There are three different topics that have not, I think, been sufficiently distinguished in this thread, resulting in some of my confusion over your meaning. They are:

1. Is Tolkien's use of archaic style to the advantage or detriment of The Lord of the Rings?

2. Given an answer to 1, how does the style achieve this effect?

3. What was Tolkien's motivation or intent in using that style?

You have been trying to answer 2, given the assumption that Tolkien's writing is poor in places. The question I had been focused on was 1.

Quote:
As to your point that standards change, well, yes, they do.
Hmm . . . did I make that point? As a matter of fact, I think that standards ought not to change; or that if there is an objective standard for good literature it does not change.

Quote:
Again, my point is not that I think the use of archaic language is wrong-minded, but that when it is emphasised as Tolkien uses it, it works counter to a significant meaning.
Is this then the crux of your problem with Tolkien's style? It sounds like a more intriguing idea than the simple charge that the writing is poor (though I suspect that I still disagree with it). Does it involve your hypothesis that Tolkien could not envision heroism in a modern context? If so, I think that rather the opposite conclusion can be drawn about his style. But I don't want to launch into another argument against a view no one holds.

Regarding the grammatical question: I completely agree with the material you quoted from Quirk and Greenbaum. A sentence like:

Since leaving her, life has seemed empty.

is incorrect based on a simple analysis of its functional/logical structure (assuming that the intended meaning was not that "life left her" but that "I [or someone else] left her". The same goes for:

Reading the evening paper, a dog started barking.

That is, again, unless the intent is that a dog was reading the paper.
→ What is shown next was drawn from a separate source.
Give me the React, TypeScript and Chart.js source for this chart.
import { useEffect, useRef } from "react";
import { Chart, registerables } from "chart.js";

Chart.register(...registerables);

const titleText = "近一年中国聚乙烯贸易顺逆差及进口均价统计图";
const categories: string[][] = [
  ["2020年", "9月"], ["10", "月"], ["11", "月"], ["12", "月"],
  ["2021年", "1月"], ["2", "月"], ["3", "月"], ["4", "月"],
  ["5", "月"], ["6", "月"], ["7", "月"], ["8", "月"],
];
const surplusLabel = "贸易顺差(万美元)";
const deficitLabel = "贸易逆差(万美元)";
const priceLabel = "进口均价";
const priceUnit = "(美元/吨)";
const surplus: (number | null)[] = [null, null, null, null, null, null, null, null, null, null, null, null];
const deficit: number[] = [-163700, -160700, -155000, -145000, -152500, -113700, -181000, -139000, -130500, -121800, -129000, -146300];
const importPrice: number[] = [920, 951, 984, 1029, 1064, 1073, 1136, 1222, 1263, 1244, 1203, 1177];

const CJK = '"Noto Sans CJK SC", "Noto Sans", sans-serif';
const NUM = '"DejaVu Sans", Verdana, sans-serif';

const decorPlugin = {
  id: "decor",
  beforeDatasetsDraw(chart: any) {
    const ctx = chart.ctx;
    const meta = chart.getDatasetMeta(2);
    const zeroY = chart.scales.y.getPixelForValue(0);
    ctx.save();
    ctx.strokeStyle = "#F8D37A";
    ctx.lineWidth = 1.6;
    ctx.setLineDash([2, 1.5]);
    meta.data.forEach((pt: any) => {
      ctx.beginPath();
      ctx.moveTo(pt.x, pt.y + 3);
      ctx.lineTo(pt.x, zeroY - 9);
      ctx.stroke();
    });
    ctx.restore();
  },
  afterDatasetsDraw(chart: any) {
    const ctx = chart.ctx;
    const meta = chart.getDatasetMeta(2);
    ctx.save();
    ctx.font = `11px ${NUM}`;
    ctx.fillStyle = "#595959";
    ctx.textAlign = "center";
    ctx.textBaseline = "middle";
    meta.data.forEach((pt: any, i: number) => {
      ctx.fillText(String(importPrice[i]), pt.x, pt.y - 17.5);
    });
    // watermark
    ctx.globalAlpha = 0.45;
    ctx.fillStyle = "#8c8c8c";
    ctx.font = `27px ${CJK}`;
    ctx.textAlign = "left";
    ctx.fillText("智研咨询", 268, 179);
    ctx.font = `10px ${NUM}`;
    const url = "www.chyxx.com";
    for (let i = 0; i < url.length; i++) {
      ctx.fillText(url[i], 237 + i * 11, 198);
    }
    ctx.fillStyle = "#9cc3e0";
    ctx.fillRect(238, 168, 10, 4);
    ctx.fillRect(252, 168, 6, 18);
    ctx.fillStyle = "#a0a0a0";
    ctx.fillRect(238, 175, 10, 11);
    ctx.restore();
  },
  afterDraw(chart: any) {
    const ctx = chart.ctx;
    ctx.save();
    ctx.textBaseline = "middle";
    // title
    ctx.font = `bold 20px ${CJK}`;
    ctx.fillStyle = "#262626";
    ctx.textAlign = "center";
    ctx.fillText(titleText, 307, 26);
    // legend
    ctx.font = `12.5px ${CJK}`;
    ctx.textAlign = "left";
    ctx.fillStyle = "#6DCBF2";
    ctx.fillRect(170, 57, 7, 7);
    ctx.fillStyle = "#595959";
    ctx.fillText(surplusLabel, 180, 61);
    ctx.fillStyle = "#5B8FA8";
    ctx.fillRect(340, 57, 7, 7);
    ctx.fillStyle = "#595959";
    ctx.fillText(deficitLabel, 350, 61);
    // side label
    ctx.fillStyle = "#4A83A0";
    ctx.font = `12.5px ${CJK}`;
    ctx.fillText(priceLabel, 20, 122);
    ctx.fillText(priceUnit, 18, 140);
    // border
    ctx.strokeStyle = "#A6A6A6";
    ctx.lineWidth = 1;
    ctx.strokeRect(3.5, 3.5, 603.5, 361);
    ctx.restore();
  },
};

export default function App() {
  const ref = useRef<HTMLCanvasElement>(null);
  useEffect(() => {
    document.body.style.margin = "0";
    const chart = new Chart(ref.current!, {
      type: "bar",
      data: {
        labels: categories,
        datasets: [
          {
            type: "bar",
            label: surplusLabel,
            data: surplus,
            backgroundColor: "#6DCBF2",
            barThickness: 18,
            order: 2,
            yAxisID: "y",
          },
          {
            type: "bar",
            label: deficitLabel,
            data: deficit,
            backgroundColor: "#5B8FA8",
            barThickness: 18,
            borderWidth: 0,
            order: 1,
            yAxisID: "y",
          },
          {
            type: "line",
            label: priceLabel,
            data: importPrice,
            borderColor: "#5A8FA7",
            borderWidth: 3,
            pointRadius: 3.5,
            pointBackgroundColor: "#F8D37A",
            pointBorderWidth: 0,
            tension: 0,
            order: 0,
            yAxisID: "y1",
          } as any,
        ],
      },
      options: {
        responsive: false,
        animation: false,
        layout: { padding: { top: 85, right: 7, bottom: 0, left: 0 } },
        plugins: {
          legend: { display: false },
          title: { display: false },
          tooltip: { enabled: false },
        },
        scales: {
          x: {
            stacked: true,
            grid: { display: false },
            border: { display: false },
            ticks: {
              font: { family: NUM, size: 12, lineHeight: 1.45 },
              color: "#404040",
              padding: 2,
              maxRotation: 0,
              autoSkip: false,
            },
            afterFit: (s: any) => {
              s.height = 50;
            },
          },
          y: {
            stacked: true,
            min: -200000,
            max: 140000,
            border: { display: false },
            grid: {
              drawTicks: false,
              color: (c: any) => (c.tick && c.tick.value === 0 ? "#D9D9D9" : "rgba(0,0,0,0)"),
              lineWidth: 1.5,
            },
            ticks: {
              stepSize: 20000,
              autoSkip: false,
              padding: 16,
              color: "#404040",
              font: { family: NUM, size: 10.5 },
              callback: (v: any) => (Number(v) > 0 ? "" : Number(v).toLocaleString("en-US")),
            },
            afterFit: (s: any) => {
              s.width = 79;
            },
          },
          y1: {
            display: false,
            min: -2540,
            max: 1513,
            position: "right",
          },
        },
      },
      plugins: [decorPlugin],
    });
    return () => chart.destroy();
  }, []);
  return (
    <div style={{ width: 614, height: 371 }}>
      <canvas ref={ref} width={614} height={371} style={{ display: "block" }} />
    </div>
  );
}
The problem with these is that the participle has no subject and is thus not logically related to the main verb (and it is also not in an absolute construction). In other words, it is subordinated to nothing.

But Tolkien's sentence is quite different:

Borne upon the wind, they heard the howling of wolves.

The subject of "borne" is expressed. It is "the howling of wolves". The grammatical structure of the sentence is this: "heard" is the main verb; "they" is its subject; "the howling of wolves" is its object; "borne upon the wind" is adjectival, modifying "howling of wolves".

The only possible problem with the sentence is that "Borne upon the wind" is not placed next to "the howling of wolves". In some cases, this could lead to confusion, if it is not obvious to what noun the participle is subordinate. But I certainly can't see how it is logically/grammatically incorrect.

Lyta Underhill: I agree with what you say about the purpose of the stylistic changes. As the somewhat modern Hobbits enter and learn about the world of the Elves and the ancient kingdoms of the Dunedain, the change in style matches the change in content.

The same thing happens in The Hobbit and I believe its use there is discussed by Tom Shippey in the Author of the Century.